Muslims, Alsabri said, "struggled not for a couple of months, but a couple of years after 9/11. They were treated like ... others: Like they're not American, or they're not American enough."
"Me personally, and I think a lot of Yemeni people, we support the first amendment and we support a free press, even if your opinion is different than the facts or what the reality is," Alsabri said. But the Omar cover was a bridge too far, he explained, because "a lot of people, they have this ignorance and they just believe what they read on Twitter from this crazy president, or in this paper... . And they can act on it." They can harass, discriminate against, and violently attack Muslims on the basis of what they see at the newsstand, or on the president's newsfeed.

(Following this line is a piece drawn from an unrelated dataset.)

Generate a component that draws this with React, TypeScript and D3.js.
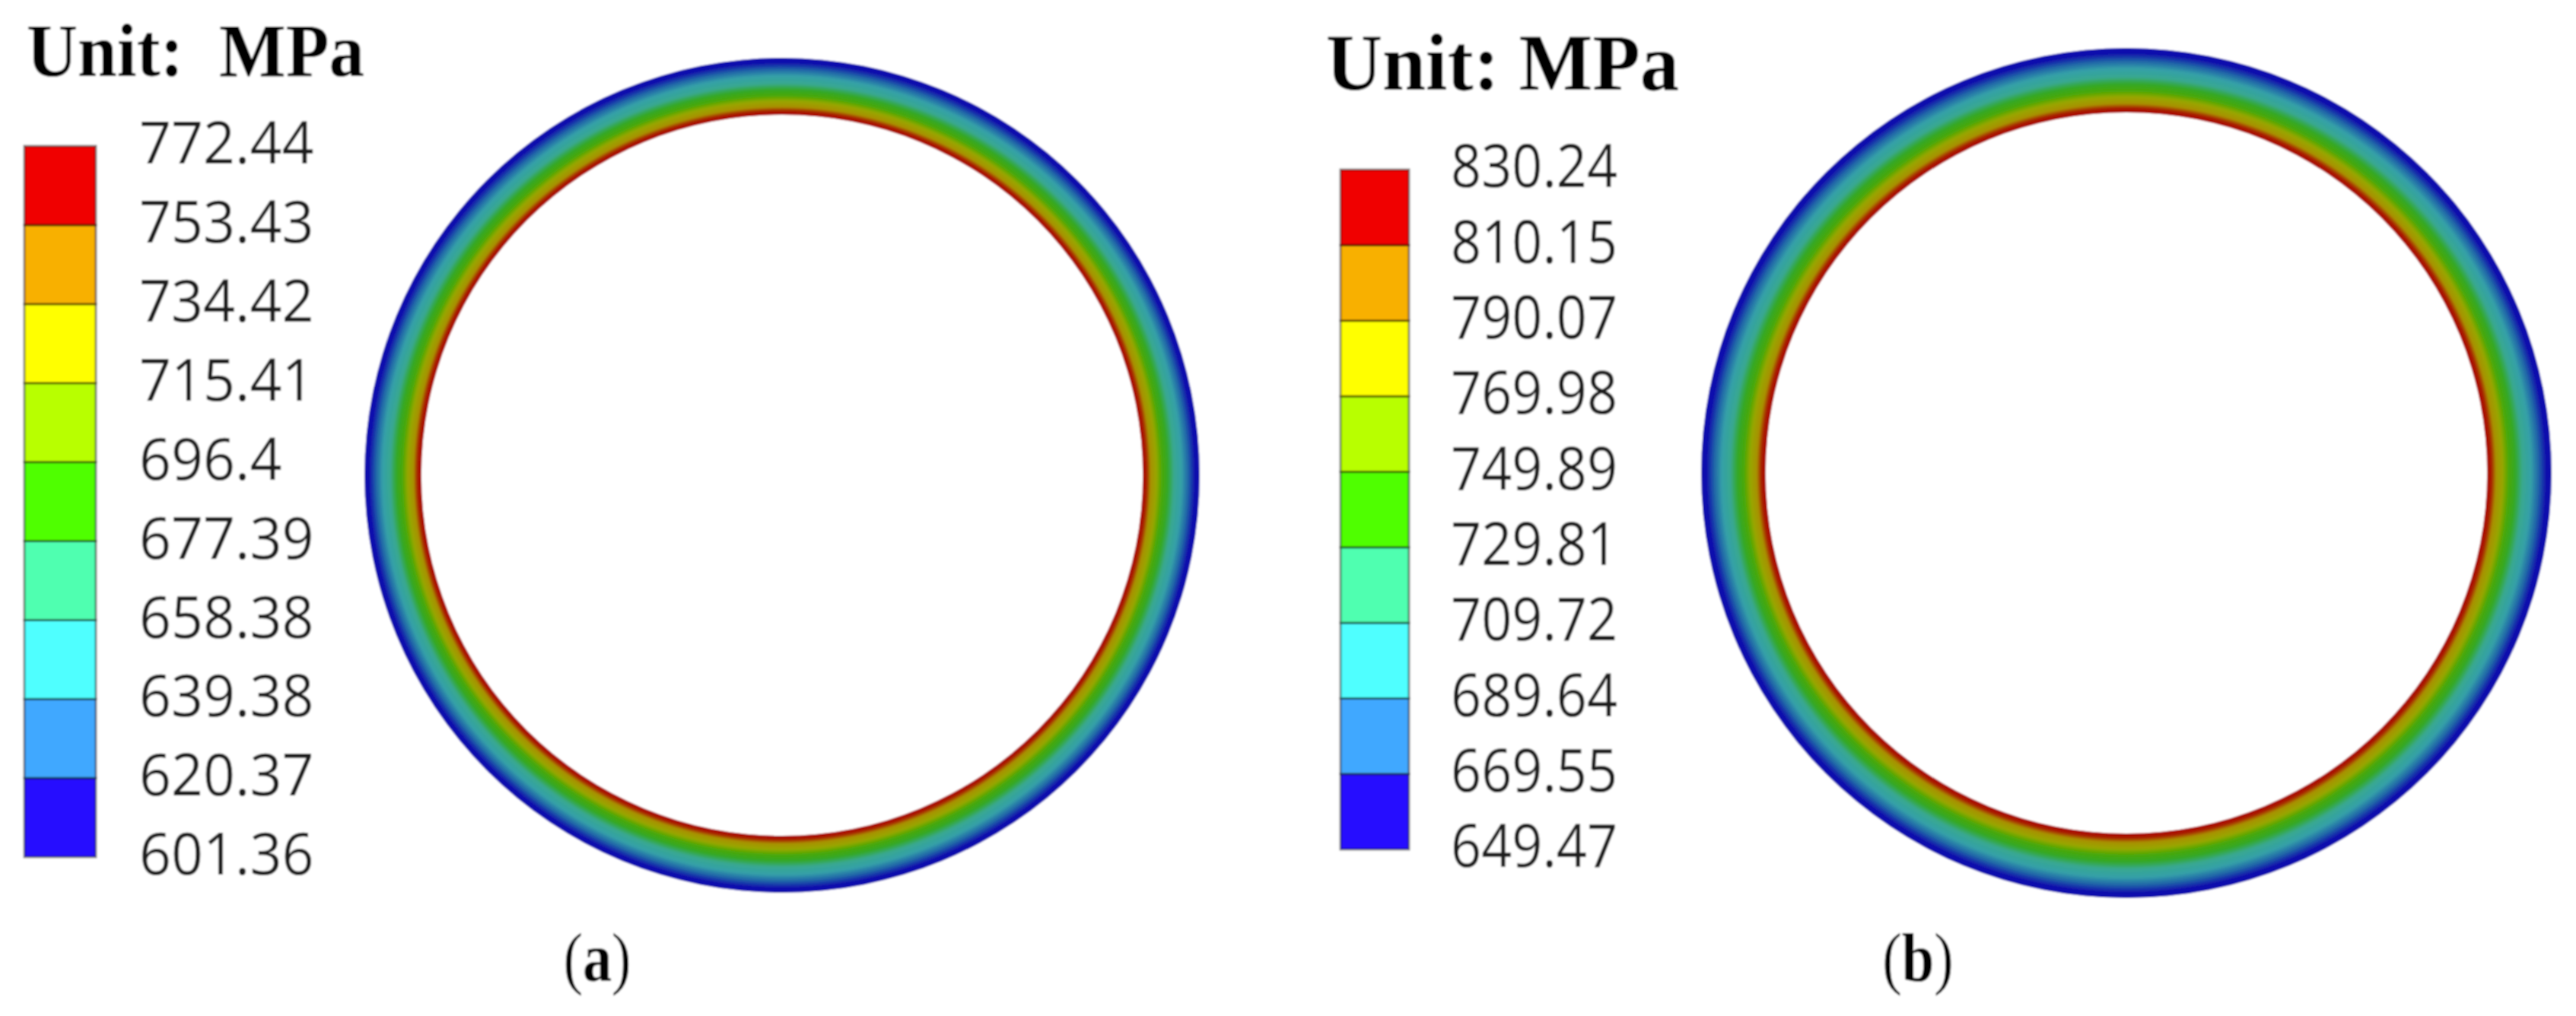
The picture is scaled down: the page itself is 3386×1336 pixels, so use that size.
import * as React from 'react';
import * as d3 from 'd3';

const WIDTH = 3386;
const HEIGHT = 1336;

// legend levels, bottom to top
const levelsA = [601.36, 620.37, 639.38, 658.38, 677.39, 696.4, 715.41, 734.42, 753.43, 772.44];
const levelsB = [649.47, 669.55, 689.64, 709.72, 729.81, 749.89, 769.98, 790.07, 810.15, 830.24];

// one colour per legend cell, bottom to top
const cellColors = ['#2810ff', '#40a8ff', '#50ffff', '#50ffb0', '#50ff00', '#b8ff00', '#ffff00', '#f8b000', '#f00000'];

// muted contour colours read across the ring, outer edge to inner edge
const ringColors = ['#0a0aae', '#1010ac', '#2064a8', '#34a0a8', '#38a890', '#34a828', '#48a808', '#98a600', '#a89000', '#a82000', '#aa0000'];
const ringPositions = [0, 0.08, 0.2, 0.32, 0.45, 0.56, 0.66, 0.76, 0.86, 0.93, 1];

const panels = [
  {
    id: 'a',
    levels: levelsA,
    labels: ['601.36', '620.37', '639.38', '658.38', '677.39', '696.4', '715.41', '734.42', '753.43', '772.44'],
    unit: 'Unit:  MPa',
    unitX: 35,
    unitY: 100,
    unitSize: 100,
    unitLength: 444,
    legendX: 32,
    legendW: 94,
    legendTop: 192,
    legendBottom: 1127,
    labelX: 183,
    labelSize: 77,
    labelSqueeze: 0.955,
    cx: 1028,
    cy: 625,
    outer: 549,
    inner: 474,
    captionX: 785,
  },
  {
    id: 'b',
    levels: levelsB,
    labels: ['649.47', '669.55', '689.64', '709.72', '729.81', '749.89', '769.98', '790.07', '810.15', '830.24'],
    unit: 'Unit: MPa',
    unitX: 1743,
    unitY: 118,
    unitSize: 105,
    unitLength: 464,
    legendX: 1762,
    legendW: 90,
    legendTop: 223,
    legendBottom: 1117,
    labelX: 1907,
    labelSize: 78,
    labelSqueeze: 0.9,
    cx: 2795,
    cy: 622,
    outer: 559,
    inner: 474,
    captionX: 2521,
  },
];

function Panel({ panel }) {
  const axisRef = React.useRef(null);
  const { levels, labels } = panel;
  const lo = levels[0];
  const hi = levels[levels.length - 1];

  const y = d3.scaleLinear().domain([lo, hi]).range([panel.legendBottom, panel.legendTop]);
  const radius = d3.scaleLinear().domain([0, 1]).range([panel.outer, panel.inner]);

  const ring = d3.arc()({
    innerRadius: panel.inner,
    outerRadius: panel.outer,
    startAngle: 0,
    endAngle: Math.PI * 2,
  });

  React.useEffect(() => {
    const axis = d3
      .axisRight(y)
      .tickValues(levels)
      .tickSize(0)
      .tickPadding(0)
      .tickFormat((d, i) => labels[i]);
    const g = d3.select(axisRef.current).call(axis);
    g.select('.domain').remove();
    g.selectAll('text')
      .attr('x', 0)
      .attr('dy', '0.32em')
      .attr('fill', '#1a1a1a')
      .attr('font-family', '"Open Sans", sans-serif')
      .attr('font-size', panel.labelSize);
  }, []);

  return (
    <g>
      <text
        x={panel.unitX}
        y={panel.unitY}
        fontFamily='"Liberation Serif", serif'
        fontWeight="bold"
        fontSize={panel.unitSize}
        textLength={panel.unitLength}
        lengthAdjust="spacingAndGlyphs"
        style={{ whiteSpace: 'pre' }}
      >
        {panel.unit}
      </text>

      {cellColors.map((c, i) => (
        <rect
          key={c}
          x={panel.legendX}
          y={y(levels[i + 1])}
          width={panel.legendW}
          height={y(levels[i]) - y(levels[i + 1])}
          fill={c}
          stroke="#000"
          strokeOpacity={0.45}
          strokeWidth={3}
        />
      ))}
      <g ref={axisRef} transform={`translate(${panel.labelX},-2) scale(${panel.labelSqueeze},1)`} />

      <radialGradient
        id={`ring-${panel.id}`}
        gradientUnits="userSpaceOnUse"
        cx={0}
        cy={0}
        r={panel.outer}
      >
        {ringPositions
          .map((t, i) => ({ t, color: ringColors[i] }))
          .reverse()
          .map(d => (
            <stop key={d.t} offset={radius(d.t) / panel.outer} stopColor={d.color} />
          ))}
      </radialGradient>
      <path transform={`translate(${panel.cx},${panel.cy})`} d={ring} fill={`url(#ring-${panel.id})`} />

      <text
        transform={`translate(${panel.captionX},1290) scale(0.85,1)`}
        textAnchor="middle"
        fontFamily='"Liberation Serif", serif'
        fontSize={90}
      >
        (<tspan fontWeight="bold">{panel.id}</tspan>)
      </text>
    </g>
  );
}

export default function App() {
  return (
    <svg
      width={WIDTH}
      height={HEIGHT}
      viewBox={`0 0 ${WIDTH} ${HEIGHT}`}
      style={{ position: 'absolute', left: 0, top: 0, background: '#fff' }}
    >
      <defs>
        {/* the source is an upscaled raster, everything is a little soft */}
        <filter id="soft" x="0" y="0" width="100%" height="100%">
          <feGaussianBlur stdDeviation={1.1} />
        </filter>
      </defs>
      <g filter="url(#soft)">
        <rect width={WIDTH} height={HEIGHT} fill="#fff" />
        {panels.map(p => (
          <Panel key={p.id} panel={p} />
        ))}
      </g>
    </svg>
  );
}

Those fears are not misplaced: A group of researchers, for example, aligned the FBI's data on hate crimes between 1990 and 2016 with Trump's anti-Islam tweets, and noticed an unsettling pattern. Trump's tweet disparaging Islam correlated with higher rates of crimes against Muslims, and while correlation does not equal causation, it also bears noting that Trump has presided over more Islamophobic hate crimes than any other president, even George W. Bush during 9/11's immediate aftermath.
It's not unreasonable to worry that a fiery cover intended to spark anger against a specific person and her faith would create equally impassioned fallout. As civil rights activist Linda Sarsour put it to WNYC, it's "irresponsible, and it's negligent and it is what incites hate against our community."